Subjects and methods: In 47 patients, 2D ultrasound volumes and 2D CT volumes of the thyroid gland were estimated using the ellipsoid volume formula, and 3D CT volumes were calculated using semiautomated reconstructive techniques. All volume data were compared with thyroid specimen volumes obtained using the water displacement method and were statistically analyzed using the one-way ANOVA, the Pearson correlation coefficient (R), linear regression, and the concordance correlation coefficient (CCC). The processing time of semiautomated 3D CT thyroid volumetry was measured.
Results: The paired mean differences ± SD between the three imaging-determined volumes and the specimen volumes were 0.8 ± 3.1 mL for 2D ultrasound, 4.0 ± 4.7 mL for 2D CT, and 0.2 ± 2.5 mL for 3D CT. A significant difference in the mean thyroid volume was found between 2D CT and specimen volumes (p = 0.016) compared with the other pairs (p = 0.937 for 2D ultrasound mean volume vs specimen mean volume, and p = 0.999 for 3D CT mean volume vs specimen mean volume). Between specimen volume and 2D ultrasound volume, specimen volume and 2D CT volume, and specimen volume and 3D CT volume, R values were 0.885, 0.724, and 0.929, respectively, and CCC values were 0.876, 0.598, and 0.925, respectively. The mean processing time of semiautomated 3D CT thyroid volumetry was 7.0 minutes.
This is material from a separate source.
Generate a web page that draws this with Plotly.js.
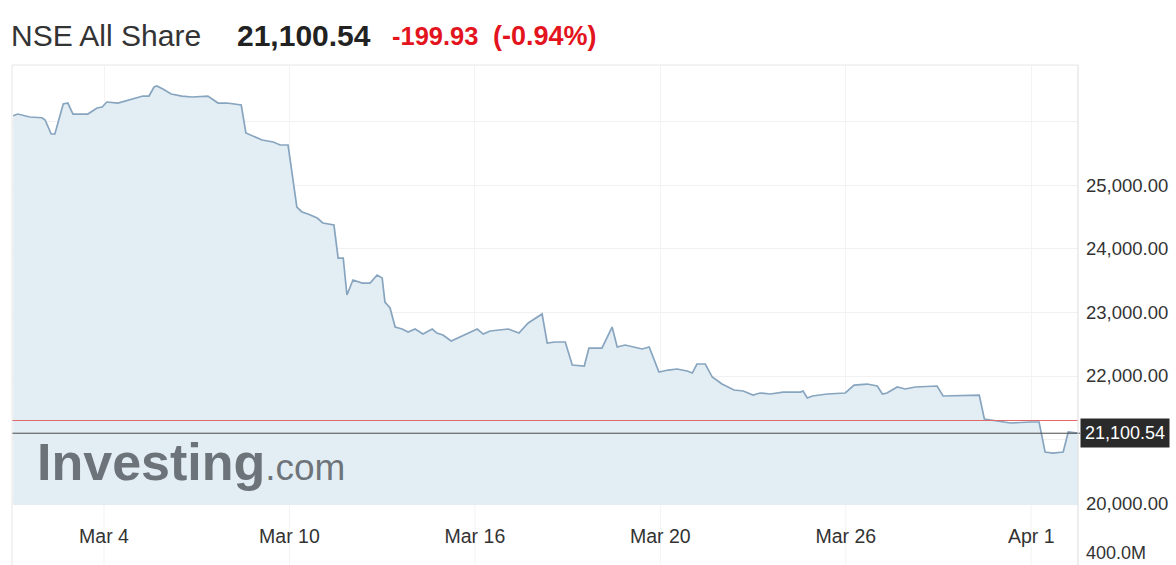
<!DOCTYPE html>
<html>
<head>
<meta charset="utf-8">
<script src="https://cdn.plot.ly/plotly-3.0.1.min.js"></script>
<style>
  html, body { margin: 0; padding: 0; background: #ffffff; }
  #chart { width: 1176px; height: 565px; }
</style>
</head>
<body>
<div id="chart"></div>
<script>
// ---- Data ----
const indexName = 'NSE All Share';
const lastPrice = 21100.54;
const prevClose = 21300.47;
const changeAbs = -199.93;
const changePct = -0.94;

// Tick labels and their positions on the trading-session axis
// (0 = open of Mar 2, 1 = Mar 3, ... each integer is a trading day start)
const xTickLabels = ['Mar 4', 'Mar 10', 'Mar 16', 'Mar 20', 'Mar 26', 'Apr 1'];
const xTickPos = [2, 6, 10, 14, 18, 22];
const yTickVals = [20000, 21000, 22000, 23000, 24000, 25000, 26000];
const yTickText = ['20,000.00', '', '22,000.00', '23,000.00', '24,000.00', '25,000.00', ''];
const volumeLabel = '400.0M';

// Intraday path (session position, index value)
const session = [
  0.04, 0.14, 0.40, 0.66, 0.73, 0.86, 0.94, 1.12, 1.22, 1.33,
  1.65, 1.85, 1.96, 2.06, 2.30, 2.45, 2.84, 2.97, 3.08, 3.14,
  3.27, 3.45, 3.68, 3.90, 4.24, 4.46, 4.65, 4.96, 5.06, 5.41,
  5.65, 5.80, 5.97, 6.16, 6.27, 6.40, 6.60, 6.72, 6.96, 7.05,
  7.16, 7.24, 7.37, 7.57, 7.74, 7.89, 8.00, 8.06, 8.17, 8.28,
  8.43, 8.56, 8.71, 8.88, 9.08, 9.18, 9.31, 9.49, 10.05, 10.18,
  10.33, 10.72, 10.95, 11.15, 11.34, 11.45, 11.56, 11.73, 11.95, 12.10,
  12.36, 12.46, 12.74, 12.96, 13.07, 13.24, 13.61, 13.76, 13.97, 14.17,
  14.36, 14.58, 14.69, 14.79, 14.97, 15.12, 15.33, 15.59, 15.79, 16.00,
  16.15, 16.37, 16.65, 17.02, 17.08, 17.17, 17.28, 17.60, 17.99, 18.18,
  18.46, 18.68, 18.79, 18.89, 19.11, 19.28, 19.50, 19.97, 20.10, 20.88,
  20.99, 21.33, 21.55, 21.98, 22.17, 22.30, 22.47, 22.69, 22.80, 23.01
];
const price = [
  26093, 26119, 26072, 26061, 26025, 25805, 25805, 26277, 26292, 26119,
  26119, 26214, 26229, 26308, 26292, 26324, 26402, 26402, 26544, 26560,
  26513, 26434, 26402, 26387, 26402, 26292, 26292, 26261, 25821, 25711,
  25679, 25632, 25632, 24657, 24579, 24547, 24484, 24406, 24374, 23855,
  23855, 23274, 23509, 23462, 23462, 23588, 23541, 23163, 23069, 22770,
  22739, 22692, 22739, 22660, 22739, 22676, 22645, 22550, 22739, 22660,
  22708, 22739, 22676, 22833, 22928, 22975, 22519, 22535, 22535, 22173,
  22157, 22440, 22440, 22770, 22456, 22487, 22425, 22456, 22063, 22094,
  22110, 22079, 22047, 22189, 22189, 21984, 21874, 21780, 21764, 21701,
  21733, 21717, 21748, 21748, 21764, 21654, 21686, 21717, 21733, 21858,
  21874, 21843, 21717, 21733, 21827, 21796, 21827, 21843, 21686, 21701,
  21324, 21292, 21261, 21277, 21277, 20805, 20789, 20805, 21119, 21100.54
];

// ---- Formatting helpers ----
const fmt = v => v.toLocaleString('en-US', {minimumFractionDigits: 2, maximumFractionDigits: 2});

const FONT = 'Liberation Sans, Arial, sans-serif';
const lowerPane = -60 / 440; // paper fraction of the white area below the price pane

const traces = [{
  type: 'scatter',
  mode: 'lines',
  x: session,
  y: price,
  fill: 'tozeroy',
  fillcolor: '#e3edf4',
  line: {color: '#88a5bf', width: 1.7},
  hoverinfo: 'skip'
}];

const shapes = [
  // previous close (red) and last price (dark) lines
  {type: 'line', xref: 'paper', yref: 'y', x0: 0, x1: 1, y0: prevClose, y1: prevClose,
   line: {color: '#e06a6a', width: 1}},
  {type: 'line', xref: 'paper', yref: 'y', x0: 0, x1: 1.002, y0: lastPrice, y1: lastPrice,
   line: {color: '#4a4a4a', width: 1}},
  // frame
  {type: 'line', xref: 'paper', yref: 'paper', x0: 0, x1: 1, y0: 1, y1: 1,
   line: {color: '#e6e6e6', width: 1}},
  {type: 'line', xref: 'paper', yref: 'paper', x0: 0, x1: 0, y0: lowerPane, y1: 1,
   line: {color: '#e6e6e6', width: 1}},
  {type: 'line', xref: 'paper', yref: 'paper', x0: 1, x1: 1, y0: lowerPane, y1: 1,
   line: {color: '#dcdcdc', width: 1}}
];
xTickPos.forEach(p => shapes.push({
  type: 'line', xref: 'x', yref: 'paper', x0: p, x1: p, y0: lowerPane, y1: 0,
  line: {color: '#f3f3f3', width: 1}, layer: 'below'
}));

const px = v => (v - 12) / 1066;     // helper: page x -> paper x
const py = v => (505 - v) / 440;     // helper: page y -> paper y

const annotations = [
  {xref: 'paper', yref: 'paper', x: px(9), y: py(35), xanchor: 'left', yanchor: 'middle',
   text: indexName, showarrow: false, font: {family: FONT, size: 30, color: '#333333'}},
  {xref: 'paper', yref: 'paper', x: px(235), y: py(35), xanchor: 'left', yanchor: 'middle',
   text: '<b>' + fmt(lastPrice) + '</b>', showarrow: false, font: {family: FONT, size: 30, color: '#222222'}},
  {xref: 'paper', yref: 'paper', x: px(390), y: py(36), xanchor: 'left', yanchor: 'middle',
   text: '<b>' + changeAbs.toFixed(2) + '</b>', showarrow: false, font: {family: FONT, size: 25.5, color: '#e3141d'}},
  {xref: 'paper', yref: 'paper', x: px(491), y: py(36), xanchor: 'left', yanchor: 'middle',
   text: '<b>(' + changePct.toFixed(2) + '%)</b>', showarrow: false, font: {family: FONT, size: 27, color: '#e3141d'}},
  // watermark
  {xref: 'paper', yref: 'paper', x: px(35), y: py(462), xanchor: 'left', yanchor: 'middle',
   text: '<b>Investing</b><span style="font-size:37px;font-weight:normal">.com</span>',
   showarrow: false, font: {family: FONT, size: 52, color: 'rgba(98,104,110,0.92)'}},
  // last price tag
  {xref: 'paper', yref: 'y', x: 1.002, y: lastPrice, xanchor: 'left', yanchor: 'middle',
   text: fmt(lastPrice), showarrow: false, bgcolor: '#2a2a2a', borderpad: 4,
   font: {family: FONT, size: 18, color: '#ffffff'}},
  // volume axis label
  {xref: 'paper', yref: 'paper', x: px(1084), y: py(553), xanchor: 'left', yanchor: 'middle',
   text: volumeLabel, showarrow: false, font: {family: FONT, size: 18, color: '#333333'}}
];

const layout = {
  width: 1176,
  height: 565,
  margin: {l: 12, r: 98, t: 65, b: 60, pad: 0},
  paper_bgcolor: '#ffffff',
  plot_bgcolor: '#ffffff',
  showlegend: false,
  xaxis: {
    range: [0.015, 23.01],
    tickvals: xTickPos,
    ticktext: xTickLabels,
    ticks: '',
    ticklabelstandoff: 17,
    showgrid: true,
    gridcolor: '#f3f3f3',
    zeroline: false,
    showline: false,
    tickfont: {family: FONT, size: 19.5, color: '#333333'},
    fixedrange: true
  },
  yaxis: {
    side: 'right',
    range: [19972, 26890],
    tickvals: yTickVals,
    ticktext: yTickText,
    ticks: '',
    ticklabelstandoff: 7,
    showgrid: true,
    gridcolor: '#f1f1f1',
    zeroline: false,
    showline: false,
    tickfont: {family: FONT, size: 18.5, color: '#333333'},
    fixedrange: true
  },
  shapes: shapes,
  annotations: annotations
};

Plotly.newPlot('chart', traces, layout, {displayModeBar: false, staticPlot: true});
</script>
</body>
</html>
Conclusion: Thyroid volumes measured using 2D ultrasound or semiautomated 3D CT are substantially close to thyroid specimen volumes measured using the water displacement method. Semiautomated 3D CT thyroid volumetry can provide a more reliable measure of thyroid volume than 2D ultrasound.
Keywords: 3D imaging; MDCT; organ volume; thyroid; ultrasound.